The production process can be time-consuming and tricky. After harvesting, grapes are dried for up to four months, traditionally on straw mats. This dehydrates the grapes, concentrating both the sugar levels and intensity of flavor. Amarone is then aged in casks for up to seven years as it re-ferments and intensifies further. If aging is arrested, the result is usually a sweeter version called recioto. If not, a dry, powerful, and full-bodied wine is bottled with high levels of alcohol and ripeness. For an introduction to the category at a modest price, look for a ripasso—a wine fermented with leftover Amarone pomace.
In modern times, the holy trinity of Amarone has consisted of Quintarelli, Bertani, and Masi. The late legendary winemaker Giuseppe Quintarelli was the key person who established Amarone as a world-class wine. Today, his estate is run by his grandchildren. Production is tiny (roughly 5,000 cases annually), the wine is very hard to find, and prices are stratospheric—beginning around $300 and reaching $1,000 per bottle in a top vintage.

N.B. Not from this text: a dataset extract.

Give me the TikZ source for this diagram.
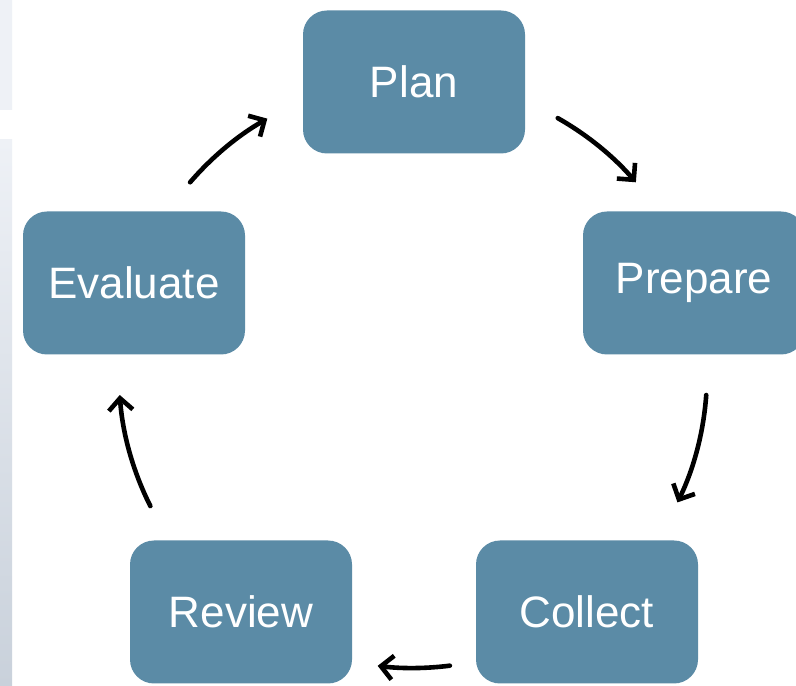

Bertani was one of the first estates to sell Amarone in this country, beginning in the 1950s. Its approach is extremely traditional, with the wine remaining in cask for a minimum of six years and re-fermenting every spring. Prices hover in the $100 range, even for recent excellent vintages such as 2004 and 2006.
Of the three top estates, Masi presents the most appealing profile for the consumer: Quality is extremely high, prices are reasonable, and the wine is readily available in retail stores as well as online. The Boscaini family purchased its first vineyard in 1772, and has been making wine ever since. Beginning in 1973 it collaborated with the Alighieri family, descendants of the poet Dante, to manage the most celebrated estate in the region.
I recently revisited a trio of Masi Amarone and found each to be exceptional in its own way. The workhorse of the portfolio is Costasera, made from four selected vineyard sites overlooking Lake Garda. The nose of the 2010 ($50) reveals scents of savory herbs, anise, and mint; flavors of spiced plums and black cherries linger on the palate, along with an herbal edge on the finish. The 2008 Costasera Riserva ($70) offers whiffs of mushrooms, minerals, and black fruits on the nose. In the mouth, it is even more seamless and balanced than the regular bottling, filled with flavors of plums and blackberries—an absolute pleasure to drink. The Serego Alighieri Vaio Armaron 2007 ($75) is the most forceful of the three. Aromas of black plums, prunes, and walnuts soar from the glass. The wine is full-bodied and edgy, filled with pepper-tinged flavors of ripe black fruits and underlined with good acidity.
Food pairings: Since Amarone is a powerful red from the northern region of italy, look to the local dishes for the perfect entrée match; think slow-roasted meats, stews, and wild game. It also makes the perfect accompaniment to a platter of strong cheeses to conclude a meal.